Any tin packed in quality olive oil is a candidate. When you're buying to age, look for extra virgin olive oil specifically, a high fat content if the producer indicates it, and minimal ingredients. Plain sardines in extra virgin olive oil with salt is the baseline. The simpler the preparation, the better suited it is to aging.

Store in a cool, dark place at a consistent temperature. Heat fluctuation is the enemy. A basement or a cool pantry shelf is better than a kitchen cabinet near the stove. Turn over the tin every six months. This is the practice the long-aging producers are specific about: the oil needs to coat the fish from all sides. A tin that's left sitting in one position for years will develop unevenly.

At one year, open one and taste it alongside a fresh tin of the same product if you can. The difference is real but it's not dramatic yet. Softer texture and a rounder flavor is expected. At three years it is becoming more pronounced. Beyond five years you are in territory the producers will call exceptional. The date on the tin is not a ceiling.

Who takes this seriously

Some producers have built their practice around it. In Anzio, Pollastrini, a cannery operating since 1889 and the only Italian producer still working Mediterranean sardines, fishes at night with lampare lights that draw the sardines to the surface, selecting only the fattest catch of each season for a dated vintage line. In Vendée, La Perle des Dieux, whose tradition dates to 1887, requires a minimum fat content of twelve percent before a sardine qualifies for their annual vintage release, and recommends turning and aging them for up to a decade. In Concarneau, Gonidec, trading as Les Mouettes d'Arvor and the only cannery in that Breton port still hand-processing its fish, has released collector-edition annual vintages since 1996, each with artwork from a local artist. In Matosinhos there's Pinhais, a Portuguese cannery founded in 1920 that ages every standard product a minimum of three months before it leaves the factory. Its reserve line takes the best catch of the year, ages it for at least thirty-six months, hand-numbers each tin, and limits production to 2,000 cans per vintage year.

Nobody ever planned for this. The fish did not know it was being aged. It aged anyway.

Not every vintage is intentional though. A company in Belgrade called River Fish spent years building a freshwater fish preservation process from scratch because no such technology existed in Europe. In 2016 they sealed a production run of lightly smoked rainbow trout from Lake Zaovine in Zlatibor, in sunflower oil, with just three ingredients. At the time, the Serbian market was too small, the cross-border regulations too complex, the financing needed to expand into the EU unavailable.

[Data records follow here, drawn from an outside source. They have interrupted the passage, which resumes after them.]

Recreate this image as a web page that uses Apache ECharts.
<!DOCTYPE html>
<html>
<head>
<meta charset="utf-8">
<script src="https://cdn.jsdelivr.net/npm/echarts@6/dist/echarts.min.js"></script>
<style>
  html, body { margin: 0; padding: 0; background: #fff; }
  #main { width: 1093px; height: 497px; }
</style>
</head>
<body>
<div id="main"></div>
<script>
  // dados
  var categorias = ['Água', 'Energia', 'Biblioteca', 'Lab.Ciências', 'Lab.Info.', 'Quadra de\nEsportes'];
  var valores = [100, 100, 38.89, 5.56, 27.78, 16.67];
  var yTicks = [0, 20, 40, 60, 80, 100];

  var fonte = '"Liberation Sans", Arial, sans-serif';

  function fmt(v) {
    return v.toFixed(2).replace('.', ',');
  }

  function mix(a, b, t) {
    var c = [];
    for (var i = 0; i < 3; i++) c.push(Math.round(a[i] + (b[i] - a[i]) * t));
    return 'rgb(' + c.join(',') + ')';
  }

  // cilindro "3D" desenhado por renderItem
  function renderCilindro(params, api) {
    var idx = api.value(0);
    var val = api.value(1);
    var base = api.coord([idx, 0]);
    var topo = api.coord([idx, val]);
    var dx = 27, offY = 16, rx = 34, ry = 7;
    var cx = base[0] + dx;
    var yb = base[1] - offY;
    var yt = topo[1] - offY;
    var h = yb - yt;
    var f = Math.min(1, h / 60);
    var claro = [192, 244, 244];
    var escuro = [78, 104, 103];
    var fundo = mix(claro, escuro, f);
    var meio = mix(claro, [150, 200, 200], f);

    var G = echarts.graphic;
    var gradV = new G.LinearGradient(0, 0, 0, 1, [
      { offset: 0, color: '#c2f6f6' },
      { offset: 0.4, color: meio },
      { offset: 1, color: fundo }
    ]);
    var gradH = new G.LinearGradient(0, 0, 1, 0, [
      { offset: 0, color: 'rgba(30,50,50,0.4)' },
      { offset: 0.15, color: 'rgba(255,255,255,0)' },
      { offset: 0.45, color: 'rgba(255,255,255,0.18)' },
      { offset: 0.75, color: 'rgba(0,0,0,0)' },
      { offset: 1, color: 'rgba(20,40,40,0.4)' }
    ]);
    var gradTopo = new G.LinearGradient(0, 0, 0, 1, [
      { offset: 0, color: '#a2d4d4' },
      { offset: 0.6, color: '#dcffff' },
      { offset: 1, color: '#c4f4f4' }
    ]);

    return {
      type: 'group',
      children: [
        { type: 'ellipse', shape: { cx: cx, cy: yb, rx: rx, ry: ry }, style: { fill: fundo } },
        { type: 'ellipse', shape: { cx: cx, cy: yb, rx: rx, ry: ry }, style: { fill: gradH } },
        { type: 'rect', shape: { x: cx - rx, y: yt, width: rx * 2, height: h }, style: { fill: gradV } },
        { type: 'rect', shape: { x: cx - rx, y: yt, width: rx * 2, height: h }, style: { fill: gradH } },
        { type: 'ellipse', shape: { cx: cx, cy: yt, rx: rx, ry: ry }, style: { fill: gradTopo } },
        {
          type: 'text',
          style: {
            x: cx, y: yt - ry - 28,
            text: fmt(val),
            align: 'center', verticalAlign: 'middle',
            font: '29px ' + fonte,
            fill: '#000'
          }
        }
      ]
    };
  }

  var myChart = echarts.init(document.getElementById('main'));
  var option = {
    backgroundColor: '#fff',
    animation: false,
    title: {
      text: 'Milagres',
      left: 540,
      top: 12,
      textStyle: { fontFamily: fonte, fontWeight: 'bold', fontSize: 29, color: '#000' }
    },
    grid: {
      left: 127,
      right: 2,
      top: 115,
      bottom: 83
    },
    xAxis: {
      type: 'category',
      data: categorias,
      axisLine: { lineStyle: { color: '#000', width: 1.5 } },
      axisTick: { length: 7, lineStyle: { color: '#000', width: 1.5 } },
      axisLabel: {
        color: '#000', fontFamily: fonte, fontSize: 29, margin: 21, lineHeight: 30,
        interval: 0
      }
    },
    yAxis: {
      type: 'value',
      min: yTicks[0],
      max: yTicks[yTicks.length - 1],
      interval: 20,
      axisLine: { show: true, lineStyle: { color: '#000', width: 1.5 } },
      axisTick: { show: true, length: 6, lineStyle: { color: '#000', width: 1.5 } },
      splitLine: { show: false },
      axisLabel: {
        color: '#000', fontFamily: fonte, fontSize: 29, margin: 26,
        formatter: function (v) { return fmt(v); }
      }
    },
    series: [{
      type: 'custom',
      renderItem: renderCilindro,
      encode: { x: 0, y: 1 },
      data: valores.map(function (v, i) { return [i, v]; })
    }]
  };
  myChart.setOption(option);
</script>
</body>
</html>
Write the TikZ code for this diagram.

River Fish closed and around six thousand cans went into storage. Nearly a decade later, opened and tasted, the trout had transformed. Miroslav Todorović, now the custodian of that remaining stock, is selling the surviving tins under the name Last Catch.

What the date actually means

A best-before date of three to five years is standard on most sardine tins. It is a general quality estimate, not a safety threshold. A bulging can, a leaking seal, visible rust through the metal, a smell that is clearly wrong on opening: those are the actual signals of a bad tin. A date that has passed is not one of them. Properly stored sardines in olive oil have been eaten decades past their stated date and found to be not only safe but beautifully transformed. A 1981 Portuguese sardine tin, opened in 2013, was described as firm, dense, and nutty, the bones fully softened, the oil thick and mellow. Thirty-two years old.